État de sièges

Ils ne veulent pas partir. Déterminés à mener la lutte jusqu’à son terme, fut-elle perdue d’avance. Sous les risées de l’opinion publique et les quolibets des éditorialistes, ils se dressent pour combattre l’injustice, le déshonneur, l’infamie : un projet de loi portant sur le non-cumul des mandats des élus de la République. Insupportable perspective qui contraindrait ces hommes et ces femmes à quitter certaines de leurs électorales fonctions, ainsi que les voitures et autres appartements du même nom.

Le chef de la fronde se nomme François Rebsamen, sénateur-maire socialiste de Dijon qui entend bien ne pas respecter la promesse de campagne de François Hollande. Celle qui le contraindrait à quitter son mandat de premier officier municipal. Celle également qui supposerait que parmi les 150 000 habitants de sa commune, existerait une femme ou un homme disponible et compétent, susceptible de le remplacer. Une hérésie pour celui qui déclarait récemment « J’ai été élu pour 6 ans. Jusqu’en 2014, je serai sénateur et maire », en franc-tireur de balle dans le pied.

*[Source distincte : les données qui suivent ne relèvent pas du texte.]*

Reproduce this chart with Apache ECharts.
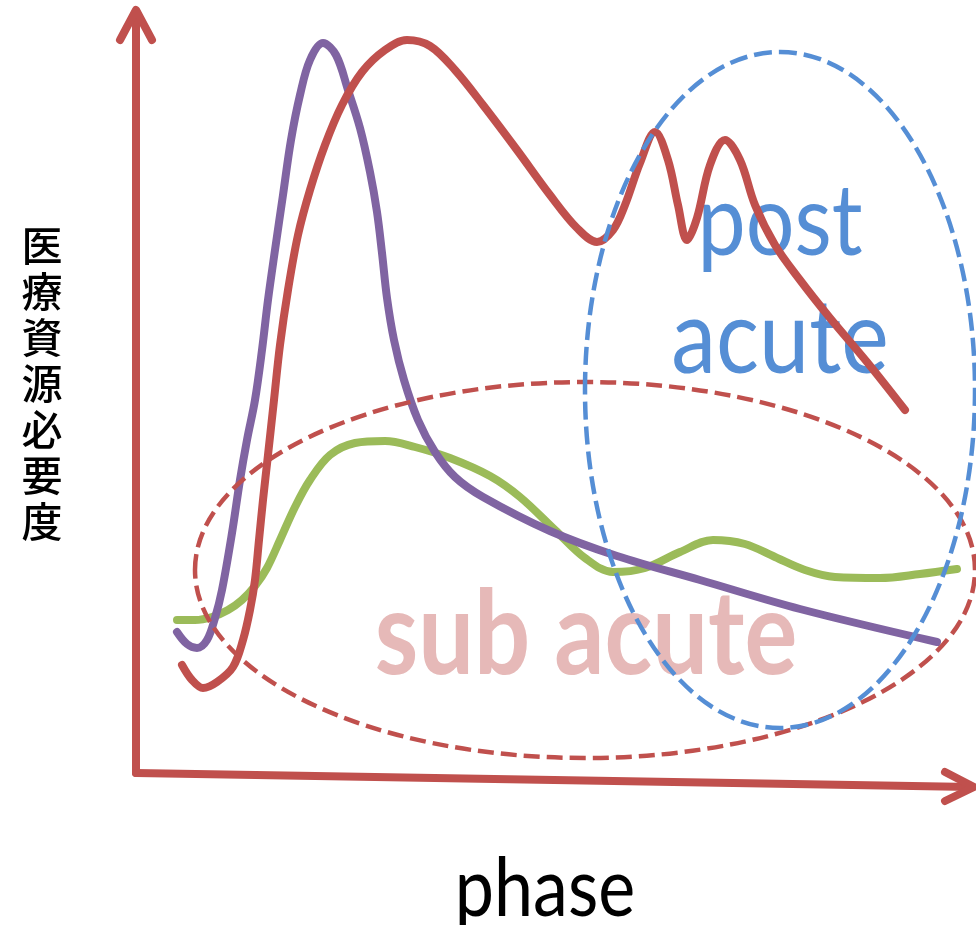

« Il est important qu’un parlementaire possède un mandat local afin qu’il reste proche de la population » déclarent régulièrement les derniers résistants d’une situation quasi unique en Europe. Mais pourquoi seulement les parlementaires ? Le Président de la République lui même n’est-il pas tenu d’être proche des ses concitoyens ? Ne devrait-on pas obliger le chef de l’État d’être en sus, le maire de Champagnole ? Le contraignant à enchainer le discours sur la guerre civile en Syrie et ses répercussions au niveau européen, avec celui sur la réfection du toit du gymnase Jean Galfione.

De plus, sous la menace d’une angoissante hausse du chômage, pouvons-nous en vouloir à ces esprits prévoyants de cumuler plusieurs postes ? Rien de plus précaire qu’un emploi de représentant du peuple, connaissant le caractère versatile et inconstant de ce dernier. Ainsi est-il nécessaire pour eux de se prémunir d’un avenir incertain en provisionnant les émoluments issus des différents mandats de député, sénateur, maire, conseiller régional. En attendant de Matignon, qui sait, peut-être un jour, un gros portefeuille.

Toutefois, peut-être que la démocratie perd un peu de sa valeur, confisquée par quelques opiniâtres, sans renouvellement du personnel politique. Peut-être que l’électorat se lasse peu à peu de subir sans cesse les mêmes visages, les mêmes discours, les mêmes ambitions personnelles stériles. Enfin peut-être que celles et ceux s’imaginant comme d’irréductibles concentrés d’intelligence indispensables au bon fonctionnement de la société retrouveront un soupçon d’humilité.

Juste de quoi abandonner leur multicasquette. Et dégonfler leur grosse tête.

 

Guillaume Meurice

01/09/2012

1 commentaire

Classé dans CHRONIQUES

Une réponse à “État de sièges

  1. Je suis tout à fait d’accord avec votre analyse. Elles est pertinente.
    Je suis moi même élu et je vois que ma petite fonction est déjà un temps plein. Comment font tous ceux qui croulent sous les responsabilités ? Comment peut on se consacrer à un domaine quand on s’éparpille sur tous les sujets ?
    Vous avez raison quand vous parlez que les deux clés sont le pouvoir et l’humilité. Je vais même plus loin en disant que c’est un problème d’égo. Ils ne sont pas élus pour le bien des autres mais pour leur propre égo. Et c’est cela qui amène les parties les plus sombres des personnalités.